WRITTEN INSTRUCTION: Leaving out every picture, copy the lines of the data exactly, from the first through the line containing "(x3) at (1051,337.6)".

SOURCE EXCERPT:
## BEGIN

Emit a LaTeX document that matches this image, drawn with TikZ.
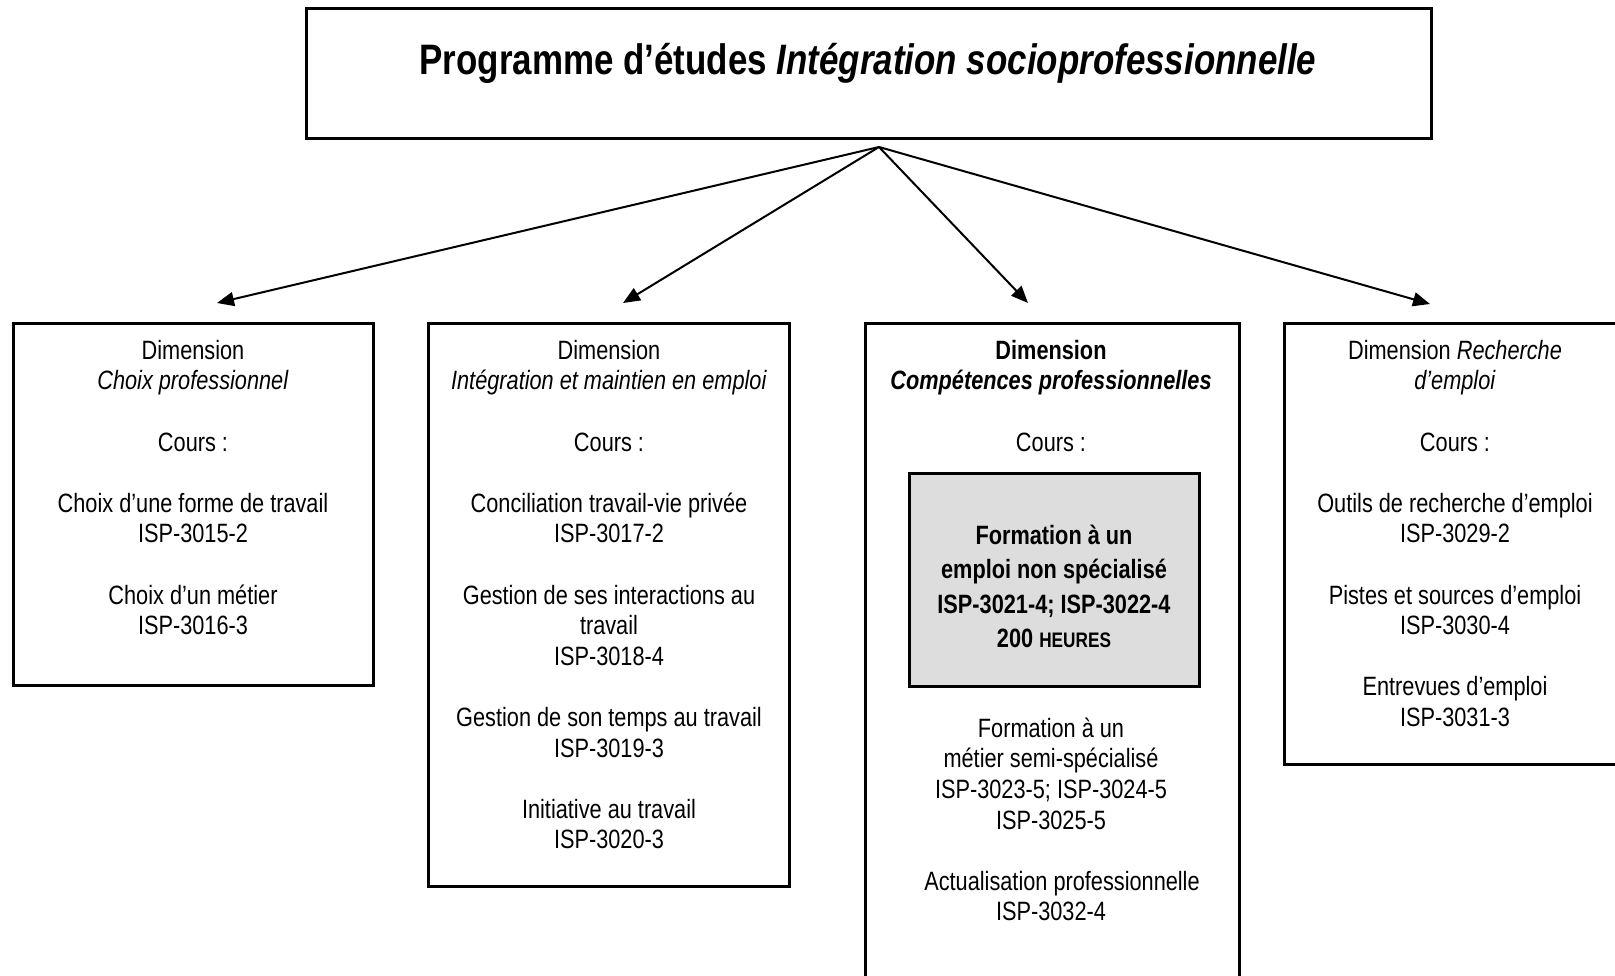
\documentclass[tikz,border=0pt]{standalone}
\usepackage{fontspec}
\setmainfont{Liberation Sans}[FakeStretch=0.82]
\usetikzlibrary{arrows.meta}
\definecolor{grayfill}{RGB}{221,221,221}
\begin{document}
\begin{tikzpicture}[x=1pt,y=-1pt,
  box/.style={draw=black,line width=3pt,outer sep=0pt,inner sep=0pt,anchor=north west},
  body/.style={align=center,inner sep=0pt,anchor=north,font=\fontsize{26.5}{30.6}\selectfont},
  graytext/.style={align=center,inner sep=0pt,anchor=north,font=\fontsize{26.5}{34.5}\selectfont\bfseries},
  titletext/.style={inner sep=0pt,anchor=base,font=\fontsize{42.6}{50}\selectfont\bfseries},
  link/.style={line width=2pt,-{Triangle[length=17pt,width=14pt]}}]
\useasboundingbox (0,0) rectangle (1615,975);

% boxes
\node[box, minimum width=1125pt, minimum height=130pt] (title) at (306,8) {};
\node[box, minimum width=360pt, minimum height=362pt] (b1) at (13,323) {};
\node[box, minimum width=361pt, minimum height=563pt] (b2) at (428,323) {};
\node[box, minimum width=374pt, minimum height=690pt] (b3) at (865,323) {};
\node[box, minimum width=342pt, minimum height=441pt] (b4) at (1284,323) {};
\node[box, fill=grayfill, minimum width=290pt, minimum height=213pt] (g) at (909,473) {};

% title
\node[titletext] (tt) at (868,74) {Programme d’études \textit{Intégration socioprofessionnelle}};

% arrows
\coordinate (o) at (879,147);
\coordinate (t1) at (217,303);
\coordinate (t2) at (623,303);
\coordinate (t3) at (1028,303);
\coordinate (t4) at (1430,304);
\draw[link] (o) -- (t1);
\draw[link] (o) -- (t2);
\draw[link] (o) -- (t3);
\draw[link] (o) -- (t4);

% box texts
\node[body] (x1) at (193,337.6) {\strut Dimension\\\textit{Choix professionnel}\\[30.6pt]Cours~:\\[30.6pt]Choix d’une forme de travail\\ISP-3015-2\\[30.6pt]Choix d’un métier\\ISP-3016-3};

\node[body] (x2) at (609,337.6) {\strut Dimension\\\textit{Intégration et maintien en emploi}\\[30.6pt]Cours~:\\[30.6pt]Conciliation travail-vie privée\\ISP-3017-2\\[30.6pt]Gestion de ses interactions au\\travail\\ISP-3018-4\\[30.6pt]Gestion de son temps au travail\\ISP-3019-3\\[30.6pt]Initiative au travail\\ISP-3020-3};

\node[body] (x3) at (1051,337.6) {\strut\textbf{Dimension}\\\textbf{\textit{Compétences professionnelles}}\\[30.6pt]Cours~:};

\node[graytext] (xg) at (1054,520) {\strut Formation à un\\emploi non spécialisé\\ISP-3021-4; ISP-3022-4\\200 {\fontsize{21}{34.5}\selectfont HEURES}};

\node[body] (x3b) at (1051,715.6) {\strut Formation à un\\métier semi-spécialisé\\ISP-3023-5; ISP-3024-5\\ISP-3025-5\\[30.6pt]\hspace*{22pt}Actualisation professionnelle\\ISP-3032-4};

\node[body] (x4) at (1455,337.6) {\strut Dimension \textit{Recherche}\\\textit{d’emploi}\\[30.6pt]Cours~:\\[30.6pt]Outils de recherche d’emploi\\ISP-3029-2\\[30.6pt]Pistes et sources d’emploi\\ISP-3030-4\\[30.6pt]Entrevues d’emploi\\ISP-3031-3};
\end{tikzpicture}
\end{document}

## END

OUTPUT:
Emit a LaTeX document that matches this image, drawn with TikZ.
\documentclass[tikz,border=0pt]{standalone}
\usepackage{fontspec}
\setmainfont{Liberation Sans}[FakeStretch=0.82]
\usetikzlibrary{arrows.meta}
\definecolor{grayfill}{RGB}{221,221,221}
\begin{document}
\begin{tikzpicture}[x=1pt,y=-1pt,
  box/.style={draw=black,line width=3pt,outer sep=0pt,inner sep=0pt,anchor=north west},
  body/.style={align=center,inner sep=0pt,anchor=north,font=\fontsize{26.5}{30.6}\selectfont},
  graytext/.style={align=center,inner sep=0pt,anchor=north,font=\fontsize{26.5}{34.5}\selectfont\bfseries},
  titletext/.style={inner sep=0pt,anchor=base,font=\fontsize{42.6}{50}\selectfont\bfseries},
  link/.style={line width=2pt,-{Triangle[length=17pt,width=14pt]}}]
\useasboundingbox (0,0) rectangle (1615,975);

% boxes
\node[box, minimum width=1125pt, minimum height=130pt] (title) at (306,8) {};
\node[box, minimum width=360pt, minimum height=362pt] (b1) at (13,323) {};
\node[box, minimum width=361pt, minimum height=563pt] (b2) at (428,323) {};
\node[box, minimum width=374pt, minimum height=690pt] (b3) at (865,323) {};
\node[box, minimum width=342pt, minimum height=441pt] (b4) at (1284,323) {};
\node[box, fill=grayfill, minimum width=290pt, minimum height=213pt] (g) at (909,473) {};

% title
\node[titletext] (tt) at (868,74) {Programme d’études \textit{Intégration socioprofessionnelle}};

% arrows
\coordinate (o) at (879,147);
\coordinate (t1) at (217,303);
\coordinate (t2) at (623,303);
\coordinate (t3) at (1028,303);
\coordinate (t4) at (1430,304);
\draw[link] (o) -- (t1);
\draw[link] (o) -- (t2);
\draw[link] (o) -- (t3);
\draw[link] (o) -- (t4);

% box texts
\node[body] (x1) at (193,337.6) {\strut Dimension\\\textit{Choix professionnel}\\[30.6pt]Cours~:\\[30.6pt]Choix d’une forme de travail\\ISP-3015-2\\[30.6pt]Choix d’un métier\\ISP-3016-3};

\node[body] (x2) at (609,337.6) {\strut Dimension\\\textit{Intégration et maintien en emploi}\\[30.6pt]Cours~:\\[30.6pt]Conciliation travail-vie privée\\ISP-3017-2\\[30.6pt]Gestion de ses interactions au\\travail\\ISP-3018-4\\[30.6pt]Gestion de son temps au travail\\ISP-3019-3\\[30.6pt]Initiative au travail\\ISP-3020-3};

\node[body] (x3) at (1051,337.6) {\strut\textbf{Dimension}\\\textbf{\textit{Compétences professionnelles}}\\[30.6pt]Cours~:};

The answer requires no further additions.